◆ Raw data:

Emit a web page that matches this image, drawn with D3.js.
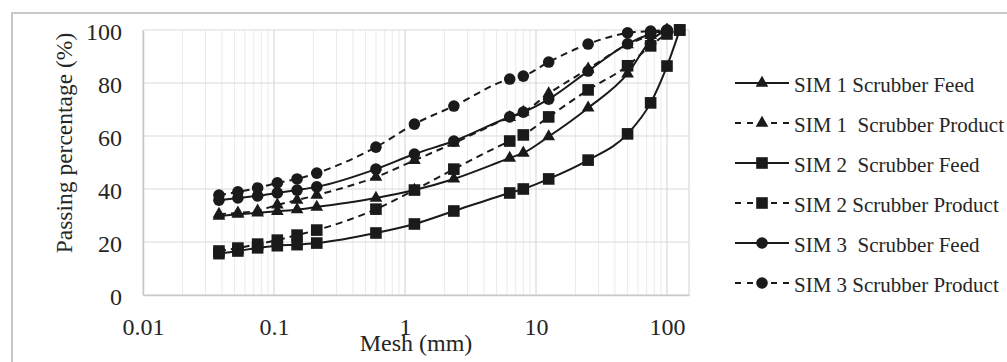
<!DOCTYPE html>
<html>
<head>
<meta charset="utf-8">
<script src="https://cdn.jsdelivr.net/npm/d3@7"></script>
<style>
  body { margin: 0; background: #fff; }
  svg text { font-family: "Liberation Serif", "DejaVu Serif", serif !important; fill: #262626; white-space: pre; }
</style>
</head>
<body>
<svg id="chart" width="1007" height="362" font-family="Liberation Serif"></svg>
<script>
// sieve sizes (mm)
const mesh = [0.038, 0.053, 0.075, 0.106, 0.15, 0.212, 0.6, 1.18, 2.36, 6.3, 8, 12.5, 25, 50, 75, 100, 125];

// passing % per series
const sim1Feed    = [29.8, 30.5, 31.0, 31.6, 32.2, 33.2, 36.6, 39.6, 43.8, 51.7, 53.6, 59.8, 70.6, 83.5, 96.0, 100];
const sim1Product = [30.5, 31.0, 31.8, 34.0, 35.8, 37.7, 44.5, 50.8, 57.3, 67.0, 69.0, 76.0, 85.3, 94.5, 98.0, 100];
const sim2Feed    = [15.6, 16.6, 17.8, 18.6, 19.0, 19.6, 23.4, 26.8, 31.7, 38.5, 40.0, 43.8, 50.9, 60.8, 72.5, 86.4, 100];
const sim2Product = [16.6, 17.7, 19.2, 20.7, 22.6, 24.5, 32.4, 39.6, 47.5, 58.1, 60.4, 67.2, 77.4, 86.5, 94.0, 98.5, 100];
const sim3Feed    = [35.8, 36.6, 37.4, 38.5, 39.6, 40.8, 47.5, 53.2, 58.1, 67.2, 69.0, 73.9, 84.5, 94.8, 98.5, 100];
const sim3Product = [37.7, 38.9, 40.4, 42.3, 43.8, 46.0, 55.8, 64.5, 71.3, 81.5, 82.6, 87.9, 94.7, 98.9, 99.6, 100];

const seriesNames = ["SIM 1 Scrubber Feed", "SIM 1  Scrubber Product", "SIM 2  Scrubber Feed",
                     "SIM 2 Scrubber Product", "SIM 3  Scrubber Feed", "SIM 3 Scrubber Product"];
const seriesValues = [sim1Feed, sim1Product, sim2Feed, sim2Product, sim3Feed, sim3Product];
const seriesMarker = ["triangle", "triangle", "square", "square", "circle", "circle"];
const seriesDashed = [false, true, false, true, false, true];

const xTicks = [0.01, 0.1, 1, 10, 100];
const yTicks = [0, 20, 40, 60, 80, 100];

const svg = d3.select("svg#chart");

// outer chart frame (runs off the image on right/bottom)
svg.append("rect")
    .attr("x", 12).attr("y", 13)
    .attr("width", 1020).attr("height", 380)
    .attr("fill", "none").attr("stroke", "#c8c8c8").attr("stroke-width", 2);

const xScale = d3.scaleLog().domain([0.01, Math.pow(10, 2 + 22 / 131)]).range([143, 689]);
const yScale = d3.scaleLinear().domain([0, 100]).range([295, 30]);

// minor log grid
const minor = [];
for (let d = -2; d <= 2; d++) {
    for (let k = 2; k <= 9; k++) {
        const v = k * Math.pow(10, d);
        if (v < xScale.domain()[1]) minor.push(v);
    }
}
const grid = svg.append("g");
grid.selectAll(".minor")
    .data(minor)
    .enter()
    .append("line")
    .attr("x1", d => xScale(d)).attr("x2", d => xScale(d))
    .attr("y1", yScale(0)).attr("y2", yScale(100))
    .attr("stroke", "#ebebeb").attr("stroke-width", 1);

grid.selectAll(".vmajor")
    .data(xTicks)
    .enter()
    .append("line")
    .attr("x1", d => xScale(d)).attr("x2", d => xScale(d))
    .attr("y1", yScale(0)).attr("y2", yScale(100))
    .attr("stroke", "#d9d9d9").attr("stroke-width", 1.2);

grid.selectAll(".hmajor")
    .data(yTicks)
    .enter()
    .append("line")
    .attr("x1", xScale.range()[0]).attr("x2", xScale.range()[1])
    .attr("y1", d => yScale(d)).attr("y2", d => yScale(d))
    .attr("stroke", "#d9d9d9").attr("stroke-width", 1.2);

grid.append("line")
    .attr("x1", xScale.range()[1]).attr("x2", xScale.range()[1])
    .attr("y1", yScale(0)).attr("y2", yScale(100))
    .attr("stroke", "#d9d9d9").attr("stroke-width", 1.2);

// axes
const xAxis = svg.append("g")
    .attr("transform", `translate(0,${yScale(0)})`)
    .call(d3.axisBottom(xScale).tickValues(xTicks).tickFormat(d => String(d)).tickSize(0).tickPadding(23));
const yAxis = svg.append("g")
    .attr("transform", `translate(${xScale.range()[0]},2)`)
    .call(d3.axisLeft(yScale).tickValues(yTicks).tickSize(0).tickPadding(21));
xAxis.select(".domain").attr("stroke", "#c8c8c8").attr("stroke-width", 1.5);
yAxis.select(".domain").attr("stroke", "#c8c8c8").attr("stroke-width", 1.5).attr("transform", "translate(0,-2)");
[xAxis, yAxis].forEach(a => {
    a.attr("font-family", null).attr("font-size", null);
    a.selectAll("text").style("font-size", "24px");
});

svg.append("text")
    .attr("x", 416).attr("y", 351)
    .attr("text-anchor", "middle")
    .style("font-size", "24px")
    .text("Mesh (mm)");

svg.append("text")
    .attr("transform", "translate(72,143) rotate(-90)")
    .attr("text-anchor", "middle")
    .style("font-size", "23.5px")
    .text("Passing percentage (%)");

// markers
function drawMarker(g, type, x, y) {
    if (type === "circle") {
        g.append("circle").attr("cx", x).attr("cy", y).attr("r", 5.8).attr("fill", "#1a1a1a");
    } else if (type === "square") {
        g.append("rect").attr("x", x - 5.8).attr("y", y - 5.8).attr("width", 11.6).attr("height", 11.6).attr("fill", "#1a1a1a");
    } else {
        g.append("path").attr("d", d3.symbol(d3.symbolTriangle, 70)()).attr("transform", `translate(${x},${y})`).attr("fill", "#1a1a1a");
    }
}

const line = d3.line()
    .x(d => xScale(d[0]))
    .y(d => yScale(d[1]))
    .curve(d3.curveMonotoneX);

const plot = svg.append("g");
seriesValues.forEach((vals, i) => {
    const pts = vals.map((v, j) => [mesh[j], v]);
    plot.append("path")
        .datum(pts)
        .attr("d", line)
        .attr("fill", "none")
        .attr("stroke", "#1a1a1a")
        .attr("stroke-width", 2)
        .attr("stroke-dasharray", seriesDashed[i] ? "7,5" : null);
});
seriesValues.forEach((vals, i) => {
    const g = plot.append("g");
    vals.forEach((v, j) => drawMarker(g, seriesMarker[i], xScale(mesh[j]), yScale(v)));
});

// legend
const legend = svg.append("g");
seriesNames.forEach((name, i) => {
    const y = 83 + i * 40;
    legend.append("line")
        .attr("x1", 735).attr("x2", 789).attr("y1", y).attr("y2", y)
        .attr("stroke", "#1a1a1a").attr("stroke-width", 2)
        .attr("stroke-dasharray", seriesDashed[i] ? "6,6" : null);
    drawMarker(legend, seriesMarker[i], 762, y);
    legend.append("text")
        .attr("x", 794).attr("y", y + 9)
        .attr("xml:space", "preserve")
        .style("font-size", "21px")
        .text(name);
});
</script>
</body>
</html>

◆ Given task: Output exactly the span of lines from the top of the listing through the line holding "d3.scaleLinear().domain([0, 100]).range([295, 30]);", and leave every picture out.

◆ Solution to the exercise:
Emit a web page that matches this image, drawn with D3.js.
<!DOCTYPE html>
<html>
<head>
<meta charset="utf-8">
<script src="https://cdn.jsdelivr.net/npm/d3@7"></script>
<style>
  body { margin: 0; background: #fff; }
  svg text { font-family: "Liberation Serif", "DejaVu Serif", serif !important; fill: #262626; white-space: pre; }
</style>
</head>
<body>
<svg id="chart" width="1007" height="362" font-family="Liberation Serif"></svg>
<script>
// sieve sizes (mm)
const mesh = [0.038, 0.053, 0.075, 0.106, 0.15, 0.212, 0.6, 1.18, 2.36, 6.3, 8, 12.5, 25, 50, 75, 100, 125];

// passing % per series
const sim1Feed    = [29.8, 30.5, 31.0, 31.6, 32.2, 33.2, 36.6, 39.6, 43.8, 51.7, 53.6, 59.8, 70.6, 83.5, 96.0, 100];
const sim1Product = [30.5, 31.0, 31.8, 34.0, 35.8, 37.7, 44.5, 50.8, 57.3, 67.0, 69.0, 76.0, 85.3, 94.5, 98.0, 100];
const sim2Feed    = [15.6, 16.6, 17.8, 18.6, 19.0, 19.6, 23.4, 26.8, 31.7, 38.5, 40.0, 43.8, 50.9, 60.8, 72.5, 86.4, 100];
const sim2Product = [16.6, 17.7, 19.2, 20.7, 22.6, 24.5, 32.4, 39.6, 47.5, 58.1, 60.4, 67.2, 77.4, 86.5, 94.0, 98.5, 100];
const sim3Feed    = [35.8, 36.6, 37.4, 38.5, 39.6, 40.8, 47.5, 53.2, 58.1, 67.2, 69.0, 73.9, 84.5, 94.8, 98.5, 100];
const sim3Product = [37.7, 38.9, 40.4, 42.3, 43.8, 46.0, 55.8, 64.5, 71.3, 81.5, 82.6, 87.9, 94.7, 98.9, 99.6, 100];

const seriesNames = ["SIM 1 Scrubber Feed", "SIM 1  Scrubber Product", "SIM 2  Scrubber Feed",
                     "SIM 2 Scrubber Product", "SIM 3  Scrubber Feed", "SIM 3 Scrubber Product"];
const seriesValues = [sim1Feed, sim1Product, sim2Feed, sim2Product, sim3Feed, sim3Product];
const seriesMarker = ["triangle", "triangle", "square", "square", "circle", "circle"];
const seriesDashed = [false, true, false, true, false, true];

const xTicks = [0.01, 0.1, 1, 10, 100];
const yTicks = [0, 20, 40, 60, 80, 100];

const svg = d3.select("svg#chart");

// outer chart frame (runs off the image on right/bottom)
svg.append("rect")
    .attr("x", 12).attr("y", 13)
    .attr("width", 1020).attr("height", 380)
    .attr("fill", "none").attr("stroke", "#c8c8c8").attr("stroke-width", 2);

const xScale = d3.scaleLog().domain([0.01, Math.pow(10, 2 + 22 / 131)]).range([143, 689]);
const yScale = d3.scaleLinear().domain([0, 100]).range([295, 30]);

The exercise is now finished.